DataOps, given its stated purpose, also covers the design and development cycles. The set of roles, beyond DevOps’s, covers business analysts, data stewards, data engineers, and data scientists. DataOps processes borrows well-known practices of the Agile methodology and software development. However, building dev/test sandboxes is challenging, more than in DevOps, as test data management is complex (getting representative data, privacy issues).
MLOps/ModelOps
When the analytics part of a data development project is an ML model, different practices and tools are needed to develop, manage, and govern them, in particular
- Experimenting with models: training, testing, validating, retraining and, once they are ready, deploying them.
- Governing models in production, i.e, making sure that predictions remain accurate over time (i.e., identifying and addressing model degradation), and that models adhere to all regulations and risk requirements and controls.
MLOps tools and practices help automate and keep track of the artifacts of the first part of the data science process, while ModelOps practices and capabilities provide the second part. In a separate blog we will delve deeper into practices, techniques and tools dealing with these aspects.
We have argued elsewhere that DataOps and ML/ModelOps practices and tools can and should coexist, as the model experimentation and governance part is specific to advanced analytics projects and the rest is common to both BI projects and ML projects.
AIOps
AIOps, Artificial intelligence for IT operations, is a term coined by Gartner in 2017 referring to the use of AI/ML technology in IT operations to prevent incidents, shrink resolution time and optimize IT resource usage. Rather than applying DevOps to a software domain (as in DataOps/MLOps), it is an evolution of what the industry refers to as ITOA (ITOps Analytics), which monitors IT environment data (machines, networks, logs, events, and metrics data) to gauge baseline performance and threshold parameters through statistical analysis.
The following challenges call for a new generation of services:
- Data volumes: fuelled by cloud and IoT adoption, Gartner estimates that the average enterprise IT infrastructure generates 2-3 times more IT operational data every year.
- Data segregation: ITOA tools work on sectionally segregated data, making it hard to combine these partial views to get a holistic understanding.
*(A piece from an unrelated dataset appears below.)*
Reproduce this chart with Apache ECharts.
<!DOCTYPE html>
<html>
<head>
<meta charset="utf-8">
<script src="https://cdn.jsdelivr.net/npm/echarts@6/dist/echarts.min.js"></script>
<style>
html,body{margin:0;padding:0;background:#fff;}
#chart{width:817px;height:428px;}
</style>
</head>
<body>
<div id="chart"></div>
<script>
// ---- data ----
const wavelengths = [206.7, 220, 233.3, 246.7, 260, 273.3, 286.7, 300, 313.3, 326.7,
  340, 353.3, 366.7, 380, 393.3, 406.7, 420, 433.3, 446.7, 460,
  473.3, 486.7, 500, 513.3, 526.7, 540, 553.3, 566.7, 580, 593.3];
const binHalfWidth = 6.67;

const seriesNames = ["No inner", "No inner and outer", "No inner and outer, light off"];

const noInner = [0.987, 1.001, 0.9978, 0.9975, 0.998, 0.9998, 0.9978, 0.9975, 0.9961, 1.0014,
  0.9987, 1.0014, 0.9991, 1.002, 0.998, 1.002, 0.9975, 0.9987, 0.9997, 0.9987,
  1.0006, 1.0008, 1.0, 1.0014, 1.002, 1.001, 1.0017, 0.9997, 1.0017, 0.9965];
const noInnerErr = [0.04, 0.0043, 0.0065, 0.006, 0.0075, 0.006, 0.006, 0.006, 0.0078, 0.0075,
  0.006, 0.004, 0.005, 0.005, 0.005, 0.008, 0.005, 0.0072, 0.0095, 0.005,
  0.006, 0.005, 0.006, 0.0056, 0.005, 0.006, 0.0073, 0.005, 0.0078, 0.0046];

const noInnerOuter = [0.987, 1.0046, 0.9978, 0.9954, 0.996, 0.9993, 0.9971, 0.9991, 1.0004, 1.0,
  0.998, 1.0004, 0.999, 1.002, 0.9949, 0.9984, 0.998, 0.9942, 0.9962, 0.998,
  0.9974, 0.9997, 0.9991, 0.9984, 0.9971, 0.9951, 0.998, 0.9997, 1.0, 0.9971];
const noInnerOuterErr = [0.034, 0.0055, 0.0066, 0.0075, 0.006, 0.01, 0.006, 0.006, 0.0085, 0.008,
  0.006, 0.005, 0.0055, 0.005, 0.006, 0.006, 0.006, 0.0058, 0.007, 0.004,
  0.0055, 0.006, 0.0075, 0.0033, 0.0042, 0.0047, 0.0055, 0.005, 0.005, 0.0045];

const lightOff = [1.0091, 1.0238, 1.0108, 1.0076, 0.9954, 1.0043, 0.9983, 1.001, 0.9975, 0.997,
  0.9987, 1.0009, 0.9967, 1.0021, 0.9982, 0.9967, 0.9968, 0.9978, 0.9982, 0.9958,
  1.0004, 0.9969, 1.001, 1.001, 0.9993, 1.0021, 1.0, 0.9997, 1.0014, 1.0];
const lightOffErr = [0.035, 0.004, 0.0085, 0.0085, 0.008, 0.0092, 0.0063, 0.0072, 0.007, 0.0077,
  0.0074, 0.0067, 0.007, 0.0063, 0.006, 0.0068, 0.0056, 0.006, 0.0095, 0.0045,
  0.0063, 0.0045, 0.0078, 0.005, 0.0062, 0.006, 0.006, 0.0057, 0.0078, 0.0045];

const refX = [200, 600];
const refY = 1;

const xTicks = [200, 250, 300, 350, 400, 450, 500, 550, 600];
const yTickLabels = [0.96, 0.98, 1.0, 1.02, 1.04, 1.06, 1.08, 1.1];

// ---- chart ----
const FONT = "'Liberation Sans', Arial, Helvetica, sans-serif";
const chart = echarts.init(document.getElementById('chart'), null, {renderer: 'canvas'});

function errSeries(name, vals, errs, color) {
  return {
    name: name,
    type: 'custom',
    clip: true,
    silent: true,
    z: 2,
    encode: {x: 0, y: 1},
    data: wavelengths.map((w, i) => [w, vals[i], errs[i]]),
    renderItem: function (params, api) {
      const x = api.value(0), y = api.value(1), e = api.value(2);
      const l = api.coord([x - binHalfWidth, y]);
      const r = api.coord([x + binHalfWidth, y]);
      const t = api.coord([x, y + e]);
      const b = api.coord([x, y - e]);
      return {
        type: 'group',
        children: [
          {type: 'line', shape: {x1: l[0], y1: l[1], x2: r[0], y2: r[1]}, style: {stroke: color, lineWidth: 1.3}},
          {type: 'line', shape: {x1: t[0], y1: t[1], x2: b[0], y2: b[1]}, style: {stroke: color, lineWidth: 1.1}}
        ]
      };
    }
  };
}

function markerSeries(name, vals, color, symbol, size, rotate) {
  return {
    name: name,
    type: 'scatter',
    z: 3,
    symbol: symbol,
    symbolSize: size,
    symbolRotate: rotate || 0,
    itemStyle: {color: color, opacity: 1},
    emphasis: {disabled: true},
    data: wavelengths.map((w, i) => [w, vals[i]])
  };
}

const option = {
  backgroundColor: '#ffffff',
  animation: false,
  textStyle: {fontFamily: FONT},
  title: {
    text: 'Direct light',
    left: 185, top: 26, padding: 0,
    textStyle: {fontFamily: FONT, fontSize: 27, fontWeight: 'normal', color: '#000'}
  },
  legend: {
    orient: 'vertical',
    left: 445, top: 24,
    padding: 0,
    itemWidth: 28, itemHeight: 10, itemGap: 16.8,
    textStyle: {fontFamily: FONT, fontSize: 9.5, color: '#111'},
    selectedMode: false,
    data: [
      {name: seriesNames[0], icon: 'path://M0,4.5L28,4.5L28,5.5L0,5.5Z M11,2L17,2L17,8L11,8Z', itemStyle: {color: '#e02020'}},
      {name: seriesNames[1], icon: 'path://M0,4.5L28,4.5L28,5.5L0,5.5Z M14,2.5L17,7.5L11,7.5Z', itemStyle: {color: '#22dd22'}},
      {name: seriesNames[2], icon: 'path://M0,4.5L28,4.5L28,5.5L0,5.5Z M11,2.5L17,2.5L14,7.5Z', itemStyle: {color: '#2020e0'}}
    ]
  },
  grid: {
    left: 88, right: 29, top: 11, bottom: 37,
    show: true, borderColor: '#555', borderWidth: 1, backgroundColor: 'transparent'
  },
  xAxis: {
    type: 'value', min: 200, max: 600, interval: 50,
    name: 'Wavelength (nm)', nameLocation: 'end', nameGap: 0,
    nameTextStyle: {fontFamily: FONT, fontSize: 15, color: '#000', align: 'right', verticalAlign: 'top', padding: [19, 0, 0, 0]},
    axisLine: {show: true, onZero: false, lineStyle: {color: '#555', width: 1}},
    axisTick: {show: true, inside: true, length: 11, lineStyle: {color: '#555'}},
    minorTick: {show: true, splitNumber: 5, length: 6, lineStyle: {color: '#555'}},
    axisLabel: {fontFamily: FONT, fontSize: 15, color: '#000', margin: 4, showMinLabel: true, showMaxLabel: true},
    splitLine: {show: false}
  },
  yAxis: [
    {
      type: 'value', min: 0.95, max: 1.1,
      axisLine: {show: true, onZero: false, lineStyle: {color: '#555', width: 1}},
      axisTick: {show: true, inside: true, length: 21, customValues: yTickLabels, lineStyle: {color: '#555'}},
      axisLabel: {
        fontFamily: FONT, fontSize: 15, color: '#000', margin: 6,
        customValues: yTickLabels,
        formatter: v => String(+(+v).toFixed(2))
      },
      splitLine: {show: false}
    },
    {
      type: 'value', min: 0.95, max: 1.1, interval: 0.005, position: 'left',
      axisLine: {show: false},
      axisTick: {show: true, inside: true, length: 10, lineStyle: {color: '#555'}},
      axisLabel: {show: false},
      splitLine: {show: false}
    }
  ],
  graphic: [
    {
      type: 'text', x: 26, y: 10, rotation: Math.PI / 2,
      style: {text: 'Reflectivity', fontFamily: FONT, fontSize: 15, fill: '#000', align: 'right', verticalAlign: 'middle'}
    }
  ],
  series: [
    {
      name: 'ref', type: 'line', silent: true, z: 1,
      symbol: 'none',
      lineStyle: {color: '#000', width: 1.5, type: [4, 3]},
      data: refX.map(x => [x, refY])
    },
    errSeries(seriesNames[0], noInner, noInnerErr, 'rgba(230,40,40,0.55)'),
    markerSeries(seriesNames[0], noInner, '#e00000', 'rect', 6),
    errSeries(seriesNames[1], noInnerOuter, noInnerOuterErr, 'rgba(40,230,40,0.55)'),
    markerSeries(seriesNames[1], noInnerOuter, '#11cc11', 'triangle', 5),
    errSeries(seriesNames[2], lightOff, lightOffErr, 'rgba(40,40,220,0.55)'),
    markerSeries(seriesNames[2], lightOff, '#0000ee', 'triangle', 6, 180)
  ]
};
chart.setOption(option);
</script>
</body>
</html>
Each tool generates its own alerts (e.g., infrastructure events and correlated performance issues), resulting in alert fatigue.
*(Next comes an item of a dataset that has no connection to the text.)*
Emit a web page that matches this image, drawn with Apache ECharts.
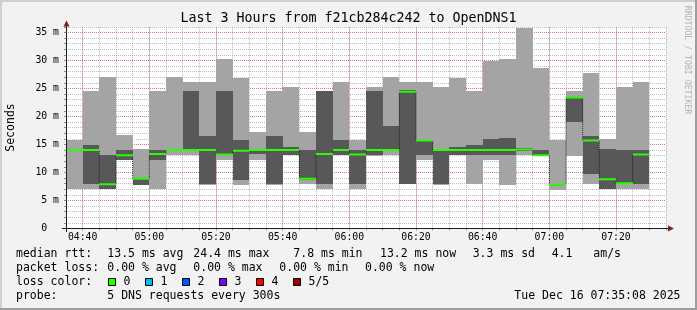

- Non-actionable insights: ITOA solutions react to insights raising alerts but lack orchestration with other tools to automate responses.
AIOps uses a big data platform to aggregate different IT operations data; runs DataOps and MLOps workloads to build models that correlate events, detect anomalies, and determine causality; and automates recovery actions through tool orchestration.
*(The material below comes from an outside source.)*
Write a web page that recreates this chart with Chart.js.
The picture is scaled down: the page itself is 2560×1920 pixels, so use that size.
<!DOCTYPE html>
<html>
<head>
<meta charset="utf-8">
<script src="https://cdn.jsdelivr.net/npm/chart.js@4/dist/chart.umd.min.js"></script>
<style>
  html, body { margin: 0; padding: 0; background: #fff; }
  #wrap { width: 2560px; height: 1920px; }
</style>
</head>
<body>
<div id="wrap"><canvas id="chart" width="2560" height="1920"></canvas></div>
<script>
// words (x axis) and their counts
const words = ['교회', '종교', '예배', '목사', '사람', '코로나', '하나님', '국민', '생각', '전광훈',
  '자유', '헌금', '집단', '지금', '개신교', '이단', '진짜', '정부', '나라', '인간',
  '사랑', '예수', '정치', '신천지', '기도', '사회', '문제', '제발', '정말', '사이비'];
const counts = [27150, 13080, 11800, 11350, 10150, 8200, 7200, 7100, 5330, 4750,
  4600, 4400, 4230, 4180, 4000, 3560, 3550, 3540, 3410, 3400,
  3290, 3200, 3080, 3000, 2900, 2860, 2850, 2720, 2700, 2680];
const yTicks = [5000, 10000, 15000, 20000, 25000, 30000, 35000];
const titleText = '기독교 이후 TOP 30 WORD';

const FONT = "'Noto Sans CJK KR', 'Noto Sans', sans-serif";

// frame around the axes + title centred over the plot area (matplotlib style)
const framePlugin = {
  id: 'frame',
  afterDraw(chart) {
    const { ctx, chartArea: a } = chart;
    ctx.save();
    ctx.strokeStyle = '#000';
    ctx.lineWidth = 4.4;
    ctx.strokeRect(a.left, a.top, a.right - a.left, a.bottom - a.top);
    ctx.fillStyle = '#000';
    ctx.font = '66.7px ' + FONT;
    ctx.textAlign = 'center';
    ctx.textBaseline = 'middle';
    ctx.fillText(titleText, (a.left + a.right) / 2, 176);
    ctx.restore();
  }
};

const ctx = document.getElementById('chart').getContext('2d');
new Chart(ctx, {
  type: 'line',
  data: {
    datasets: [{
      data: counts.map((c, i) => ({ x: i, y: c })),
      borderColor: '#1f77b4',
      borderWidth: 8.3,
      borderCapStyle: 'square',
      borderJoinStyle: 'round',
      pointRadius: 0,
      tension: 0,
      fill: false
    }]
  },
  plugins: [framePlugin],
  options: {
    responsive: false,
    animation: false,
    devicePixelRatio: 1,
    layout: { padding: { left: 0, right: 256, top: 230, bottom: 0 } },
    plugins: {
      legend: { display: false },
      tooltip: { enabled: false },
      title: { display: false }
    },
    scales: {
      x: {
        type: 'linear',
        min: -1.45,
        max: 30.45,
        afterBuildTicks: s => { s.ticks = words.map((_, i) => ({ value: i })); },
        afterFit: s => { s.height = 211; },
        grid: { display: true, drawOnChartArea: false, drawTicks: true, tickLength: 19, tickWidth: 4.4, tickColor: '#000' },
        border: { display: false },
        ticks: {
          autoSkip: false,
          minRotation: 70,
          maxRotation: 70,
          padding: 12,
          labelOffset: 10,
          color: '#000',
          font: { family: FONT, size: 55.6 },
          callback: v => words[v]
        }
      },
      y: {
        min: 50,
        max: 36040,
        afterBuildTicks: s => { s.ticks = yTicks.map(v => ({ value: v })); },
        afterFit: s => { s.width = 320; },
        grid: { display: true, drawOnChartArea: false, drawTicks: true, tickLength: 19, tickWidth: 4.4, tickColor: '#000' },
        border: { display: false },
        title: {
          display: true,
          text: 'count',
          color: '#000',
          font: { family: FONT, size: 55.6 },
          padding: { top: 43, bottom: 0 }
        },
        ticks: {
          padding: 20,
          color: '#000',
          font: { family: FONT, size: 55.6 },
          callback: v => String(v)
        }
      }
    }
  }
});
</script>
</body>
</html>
Both SRE teams and DevOps teams benefit from AIOps:
- SRE teams are applying root cause analysis and automated recovery actions to reduce response time and preventing incidents through proactive operations.
- DevOps teams are finding that AIOps technology can be used to learn about, and automate, the troubleshooting of applications that they support.
Summary
The following table summarizes the practices of the different incarnations of the Ops movement presented in this blog.
The Ops practices have rapidly evolved over the last decade and increasingly data & analytics is at the forefront of this evolution.